How Do I Work?
Whenever I join an already established software development team, I ask for which conventions that are in place regarding code style or quality. I'll follow the conventions if they are there and if not, I'll make sure that something gets established. Code conventions such as code style is a subjective matter but isn't something to be religious about. Have a discussion about which conventions to follow and stick to them. That will bring consistency to the code base which will benefit all developers.
Caring like it's your own project
Whenever working on a project, I like to put myself in the shoes of the business or clients. Consider the business goals, not just the technical requirements. I find that if you think about the project like it's your own, you'll start taking more ownership and responsibility. You'll see that you start delivering work of higher quality. You'll avoid any shortcuts in your work. Overall, by delivering more than what's expected of you, the project will more likely succeed which you get to see the fruits of.
Doing code reviews is non-negotiable in my book. No developer is able to write flawless code every time. No matter how many years of experiences you have, everybody makes mistakes and no code should go in the codebase without going through an extra pair of eyes. Here's a few points about code reviews:
- Code reviews are great for sharing knowledge in the team about what's being added to the code base. No single individual will be familiar with some piece of code and it will help team members find their way around a constantly changing code base.
- Learn from the feedback you're receiving. Be open-minded to suggestions and don't take critique of the code personally. I always appreciate getting feedback from reviews - I get to learn from experiences of others and improve my code.
- You should keep the code changes to review to an absolute minimum. I much rather split up a huge PR in multiple, smaller PR's that are easier to digest for the reviewer. We all have only limited memory capacity and focus, so bugs will easily be overlooked if we overwhelm the reviewer.
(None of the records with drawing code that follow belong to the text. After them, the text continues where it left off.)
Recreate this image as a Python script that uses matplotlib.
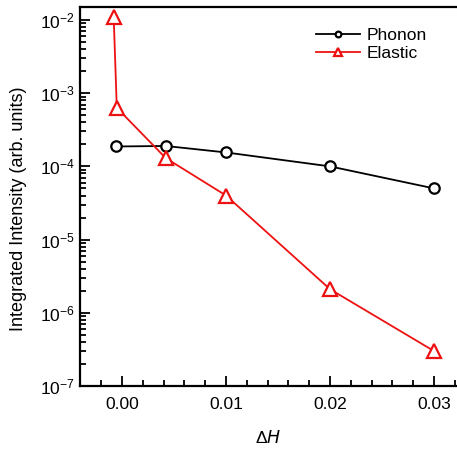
import numpy as np
import matplotlib
matplotlib.use('Agg')
import matplotlib.pyplot as plt
from matplotlib.ticker import LogLocator, MultipleLocator, NullFormatter

plt.rcParams['font.family'] = ['Liberation Sans', 'DejaVu Sans']
plt.rcParams['mathtext.default'] = 'regular'

# 数据
phonon_x = [-0.0006, 0.0042, 0.010, 0.020, 0.030]
phonon_y = [1.87e-4, 1.9e-4, 1.55e-4, 1.0e-4, 5.0e-5]
elastic_x = [-0.0008, -0.0005, 0.0042, 0.010, 0.020, 0.030]
elastic_y = [1.1e-2, 6.3e-4, 1.3e-4, 4.0e-5, 2.1e-6, 3.0e-7]

RED = '#ee1111'

fig = plt.figure(figsize=(4.57, 4.51), dpi=100)
ax = fig.add_axes([0.175, 0.144, 0.825, 0.841])

ax.plot(phonon_x, phonon_y, color='black', linewidth=1.3, marker='o', markersize=7.5,
        markerfacecolor='white', markeredgewidth=1.6, label='Phonon')
ax.plot(elastic_x, elastic_y, color=RED, linewidth=1.3, marker='^', markersize=9.5,
        markerfacecolor='white', markeredgewidth=1.6, label='Elastic')

ax.set_yscale('log')
ax.set_xlim(-0.00404, 0.0322)
ax.set_ylim(1e-7, 10**-1.82)

ax.xaxis.set_major_locator(MultipleLocator(0.01))
ax.xaxis.set_minor_locator(MultipleLocator(0.002))
ax.xaxis.set_major_formatter(plt.FuncFormatter(lambda v, p: f'{v:.2f}'))
ax.yaxis.set_major_locator(LogLocator(base=10, numticks=10))
ax.yaxis.set_minor_locator(LogLocator(base=10, subs=np.arange(2, 10), numticks=10))
ax.yaxis.set_minor_formatter(NullFormatter())

ax.tick_params(which='both', direction='in', top=False, right=False, labelsize=12.5, width=1.3)
ax.tick_params(which='major', length=7)
ax.tick_params(which='minor', length=4)
ax.tick_params(axis='x', pad=8)
for s in ax.spines.values():
    s.set_linewidth(1.6)
ax.spines['right'].set_visible(False)

ax.set_xlabel(r'$\Delta$$\it{H}$', fontsize=12.5, labelpad=12)
ax.set_ylabel('Integrated Intensity (arb. units)', fontsize=13)
ax.yaxis.set_label_coords(-0.14, 0.467)

ax.legend(loc='upper right', bbox_to_anchor=(0.962, 0.985), frameon=False, fontsize=12.5,
          markerscale=0.55, handlelength=2.5, handletextpad=0.4, labelspacing=0.15)

plt.savefig('out.png', dpi=100)
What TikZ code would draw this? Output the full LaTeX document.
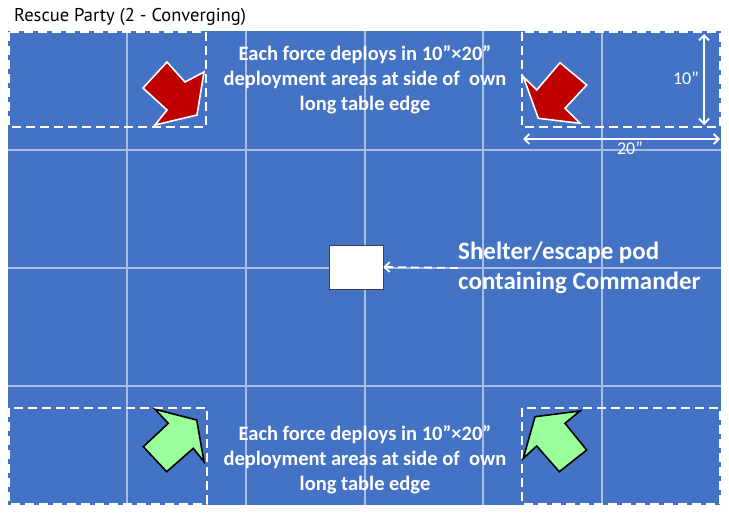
\documentclass[tikz,border=0pt]{standalone}
\usepackage{fontspec}
\setmainfont{Carlito}
\newfontfamily\titlefont{PT Sans}
\usetikzlibrary{arrows.meta}
\definecolor{board}{HTML}{4472C4}
\definecolor{gridc}{HTML}{A9BCE3}
\definecolor{redarr}{HTML}{C00000}
\definecolor{grnarr}{HTML}{99FF99}
\tikzset{
  gridline/.style={gridc, line width=2pt},
  deployzone/.style={white, line width=2.2pt, dash pattern=on 9pt off 5pt},
  redarrow/.style={fill=redarr, draw=white, line width=1.6pt, line join=miter},
  greenarrow/.style={fill=grnarr, draw=black, line width=1.6pt, line join=miter},
  deploytext/.style={text=white, align=center, font=\bfseries\fontsize{20.5}{25}\selectfont, inner sep=0pt},
  podtext/.style={text=white, align=left, font=\bfseries\fontsize{25}{30}\selectfont, inner sep=0pt, anchor=west},
  dimarrow/.style={white, line width=1.8pt, {Straight Barb[length=5pt,width=10pt]}-{Straight Barb[length=5pt,width=10pt]}},
  dimtext/.style={text=white, font=\fontsize{18}{20}\selectfont, inner sep=0pt},
}
\begin{document}
\begin{tikzpicture}[x=1pt,y=-1pt]
\useasboundingbox (0,0) rectangle (729,512);
\fill[white] (0,0) rectangle (729,512);
\fill[board] (8,31) rectangle (721,505);
% grid
\foreach \gx in {127,246,365,483,602} \draw[gridline] (\gx,31) -- (\gx,505);
\foreach \gy in {150,268,386} \draw[gridline] (8,\gy) -- (721,\gy);
% title
\node[anchor=west, inner sep=0pt, font=\titlefont\fontsize{18.5}{20}\selectfont] (title) at (14,17) {Rescue Party (2 - Converging)};
% deployment zones
\draw[deployzone] (9,32) rectangle (206,127);
\draw[deployzone] (522,32) rectangle (720,127);
\draw[deployzone] (9,408) rectangle (207,504);
\draw[deployzone] (522,408) rectangle (720,504);
% red arrows
\draw[redarrow] (167,62) -- (143,88) -- (167,110) -- (155,125) -- (197,115) -- (204,72) -- (185,82) -- cycle;
\draw[redarrow] (560,62.7) -- (586.7,85) -- (565,108.3) -- (580,123.3) -- (538.3,118.3) -- (523.3,76.7) -- (536.7,90) -- cycle;
% green arrows
\draw[greenarrow] (196.7,420) -- (155,409.3) -- (168.3,423.3) -- (143.3,446.7) -- (166.7,471.7) -- (193.3,448.3) -- (204,461.7) -- cycle;
\draw[greenarrow] (535,416.7) -- (580,411) -- (565,423.3) -- (586.7,450) -- (559.3,471.7) -- (536.7,446) -- (523.3,458.3) -- cycle;
% texts
\node[deploytext] (toptext) at (365,80) {Each force deploys in 10”×20”\\deployment areas at side of\ \ own\\long table edge};
\node[deploytext] (bottext) at (365,460) {Each force deploys in 10”×20”\\deployment areas at side of\ \ own\\long table edge};
% pod
\node[draw=black!75, fill=white, line width=0.8pt, minimum width=54pt, minimum height=44pt, inner sep=0pt] (pod) at (356,267) {};
\node[podtext] (podlabel) at (458,268) {Shelter/escape pod\\containing Commander};
\draw[white, line width=1.8pt, dash pattern=on 8pt off 5pt, -{Straight Barb[length=5pt,width=10pt]}] (podlabel.west) -- (pod.east);
% dimensions
\coordinate (vtop) at (704,34);
\coordinate (vbot) at (704,125);
\draw[dimarrow] (vtop) -- (vbot);
\node[dimtext] (ten) at (686,78) {10”};
\coordinate (hl) at (523,139);
\coordinate (hr) at (720,139);
\draw[dimarrow] (hl) -- (hr);
\node[dimtext] (twenty) at (630,148) {20”};
\end{tikzpicture}
\end{document}
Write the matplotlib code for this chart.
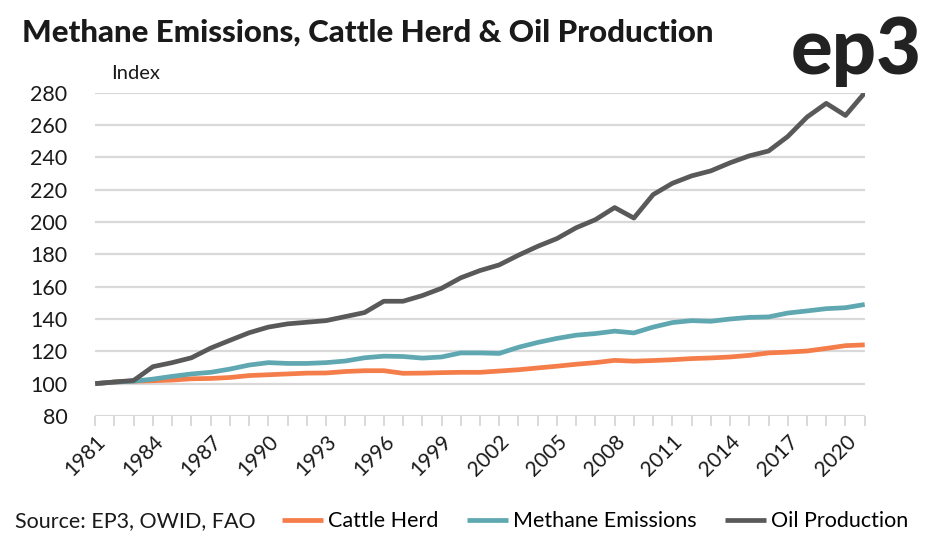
#!/usr/bin/env python3
"""Methane emissions, cattle herd and oil production index chart."""

import matplotlib
matplotlib.use("Agg")
import matplotlib.pyplot as plt
from matplotlib.ticker import FixedLocator, MultipleLocator

YEARS = list(range(1981, 2022))
CATTLE = [100, 101, 101.5, 101.8, 102.2, 103, 103.2, 103.8, 105, 105.5,
          106, 106.5, 106.6, 107.5, 108, 108, 106.4, 106.5, 106.8, 107, 107,
          107.8, 108.6, 109.7, 110.8, 112, 113, 114.4, 113.9, 114.3, 114.8,
          115.5, 115.9, 116.5, 117.5, 119, 119.5, 120.2, 121.8, 123.5, 124]
METHANE = [100, 101, 101.5, 102.8, 104.5, 106, 107, 109, 111.5, 113,
           112.5, 112.5, 113, 114, 116, 117, 116.8, 115.8, 116.5, 119, 119,
           118.7, 122.5, 125.5, 128, 130, 131, 132.5, 131.4, 135, 137.8,
           139, 138.6, 140, 141, 141.3, 143.7, 145, 146.4, 147, 149]
OIL = [100, 101, 102, 110.5, 113, 116, 122, 126.8, 131.5, 135,
       137, 138, 139, 141.5, 144, 151, 151, 154.5, 159, 165.5, 170,
       173.5, 179.5, 185, 189.8, 196.5, 201.5, 209, 202.5, 217, 224,
       228.6, 231.7, 236.7, 241, 244, 253, 265, 273.5, 266, 280]
SERIES = [("Cattle Herd", CATTLE, "#F47D4A"),
          ("Methane Emissions", METHANE, "#5FA8B1"),
          ("Oil Production", OIL, "#595959")]
LABEL_YEARS = YEARS[::3]

plt.rcParams["font.family"] = ["Lato", "DejaVu Sans"]

fig = plt.figure(figsize=(9.43, 5.43), dpi=100)
ax = fig.add_axes([0.101, 0.234, 0.816, 0.595])

for name, values, color in SERIES:
    ax.plot(YEARS, values, color=color, linewidth=3.4, label=name,
            solid_capstyle="butt", zorder=3)

ax.set_xlim(YEARS[0], YEARS[-1])
ax.set_ylim(80, 280)
ax.yaxis.set_major_locator(MultipleLocator(20))
ax.grid(axis="y", color="#d9d9d9", linewidth=1.6, zorder=0)
ax.set_axisbelow(True)
for spine in ax.spines.values():
    spine.set_visible(False)

ax.xaxis.set_major_locator(FixedLocator(YEARS))
ax.set_xticklabels([str(y) if y in LABEL_YEARS else "" for y in YEARS],
                   rotation=45, ha="right", rotation_mode="anchor")
ax.tick_params(axis="x", length=7, width=1.4, color="#d9d9d9",
               labelsize=15, labelcolor="#1a1a1a", pad=4)
ax.tick_params(axis="y", length=0, labelsize=15.5, labelcolor="#1a1a1a", pad=20)

fig.text(0.023, 0.94, "Methane Emissions, Cattle Herd & Oil Production",
         fontsize=22.5, fontweight="black", color="#1a1a1a", va="center")
fig.text(0.978, 0.905, "ep3", fontsize=56, fontweight="black",
         color="#222222", ha="right", va="center")
ax.text(0.02, 1.035, "Index", transform=ax.transAxes, fontsize=14.5,
        color="#1a1a1a", va="bottom")
fig.text(0.016, 0.04, "Source: EP3, OWID, FAO", fontsize=15.5,
         color="#1a1a1a", va="center")

fig.legend(loc="center left", bbox_to_anchor=(0.29, 0.04), ncol=3,
           frameon=False, fontsize=15.5, handlelength=1.9, handletextpad=0.25,
           columnspacing=1.3, borderaxespad=0)

fig.savefig("out.png", dpi=100)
Learning as part of your daily routine
Wanting to learn should be rooted in all developers. Don't get stuck in the things you already know, or else you'll not advance. What I do is that I incorporate learning in my daily routing. I set aside time every day to touch upon new technologies that I'm interested in. I get to work around 6:30 AM, and I spend the first 30-60 minutes of the day either reading blog posts or watching videos on stuff that I'd like to learn more about. For a couple of weeks, I went through the best WWDC sessions, one session a day. If it's relevant for the tasks on your daily to-do list, that's even better! You'll be surprised to see how much you'll advance if you do this for a few months or even a few weeks.
These are some of the things that have improved my efficiency as a developer the most. I strongly recommend that you take these points into consideration, if they are new to you. Also, I'd love you hear what makes you efficient as a developer (especially if you have some different points than mine).